友達は懸命に「デンマーク人ってほんとに幸せなの?」「なんでそう思う?」と質問をしていて、ブロンドママたちとの会話はとても実りあるものだった。

特に印象に残ってるのは、

「ママになると、これくらいのゆっくりさで、でも他の人と話せるここがちょうどいいのよ」

ということば。この食事は20時までつづき、21時からはダンスイベントが控えていた。(別料金)このあとそのダンスに参加するということも踏まえて。

居酒屋のないデンマークはお酒を飲む、と言ったらバーかクラブなどになる。それに踊りたい!からと言って、ママにとって時間を気にしてクラブに行くのは、なんか違うんだそう。

たしかに日本の居酒屋で、隣の席のひとと友達になるのはレアケースだし、新しい飲み友達が欲しいとおもったらHUBかクラブ(日本のには行ったことない)だもんなぁ。

それにナンパなどはイメージが必ずしもいいものではないし、かと言って、異業種交流会などに参加するほどでもない。こういうあいまいな出会いを作るのが難しいのかもしれないとおもった。

「誰かと食事をする」そりゃできたらいいよな、と思う。でもめんどくさいから、仕事終わり、駅のホームで納豆巻きを食べるだけで夕食を済ませちゃう。もう遅いから。楽だし、安いし、早いし。

そうやって、あの手この手で言い訳して、いつまで社会に忙殺されるんだろうか。

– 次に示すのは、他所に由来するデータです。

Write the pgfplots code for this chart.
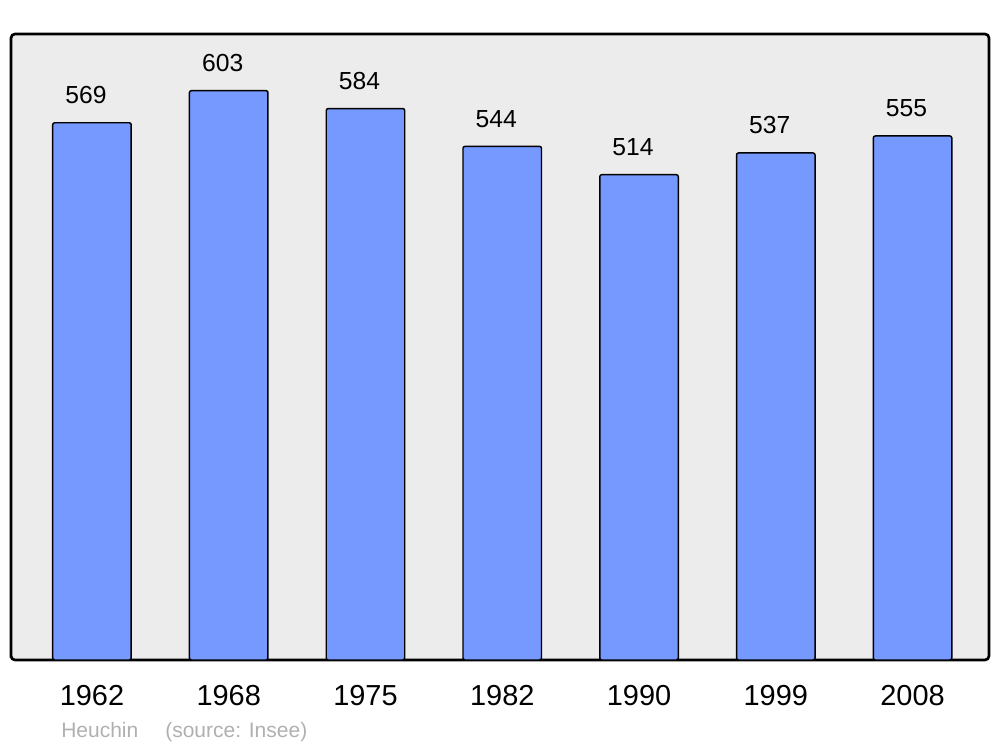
\documentclass[border=0pt]{standalone}
\usepackage{pgfplots}
\pgfplotsset{compat=1.18}
\usepackage{fontspec}
\setmainfont{Liberation Sans}
\definecolor{bg}{HTML}{ECECEC}
\definecolor{barblue}{HTML}{7599FF}
\definecolor{foot}{HTML}{B0B0B0}
\begin{document}
\begin{tikzpicture}
\path[use as bounding box] (0,0) rectangle (750pt,560.25pt);
\begin{axis}[
  at={(8.25pt,65.25pt)}, anchor=south west,
  scale only axis, width=733.5pt, height=469.5pt,
  xmin=-0.592, xmax=6.559, ymin=0, ymax=663,
  /pgf/number format/assume math mode=true,
  axis background/.style={fill=bg, rounded corners=3pt},
  axis line style={line width=2pt, rounded corners=3pt},
  ytick=\empty,
  xtick={0,1,2,3,4,5,6},
  xticklabels={1962,1968,1975,1982,1990,1999,2008},
  major tick length=0pt,
  xticklabel style={font=\fontsize{21.7}{25}\selectfont, anchor=base, inner sep=0pt, yshift=-33.75pt},
  ybar, bar width=0.574,
  nodes near coords={\pgfmathprintnumber[assume math mode=true]{\pgfplotspointmeta}},
  every node near coord/.append style={font=\fontsize{18.5}{22}\selectfont, anchor=base, inner sep=0pt, yshift=14.25pt, xshift=-4.5pt},
]
\addplot[fill=barblue, draw=black, line width=1.1pt, rounded corners=1.5pt] coordinates {
  (0,569) (1,603) (2,584) (3,544) (4,514) (5,537) (6,555)};
\end{axis}
\node[anchor=base west, inner sep=0pt, text=foot, font=\fontsize{15.75}{18}\selectfont] at (45.75pt,7.5pt) {Heuchin};
\node[anchor=base west, inner sep=0pt, text=foot, font=\fontsize{15.75}{18}\selectfont] at (123.75pt,7.5pt) {(source: Insee)};
\end{tikzpicture}
\end{document}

そうやって、時間を切り崩して、貯金を貯めることの何が楽しいのだろうか。そうやって、大切なものを簡単に諦める人生にしてしまっていいのだろうか。

よいとわかっているのに、幸せなことは自分でわかっているのに、しかもそれは難しいことじゃないのに、なんで取りに行かないんだろうか。

世界一ハッピーな国のハッピーなイベントの反動が、わたしの生活は本当にそれでいいの?と大きな問いをふりかざしてくる。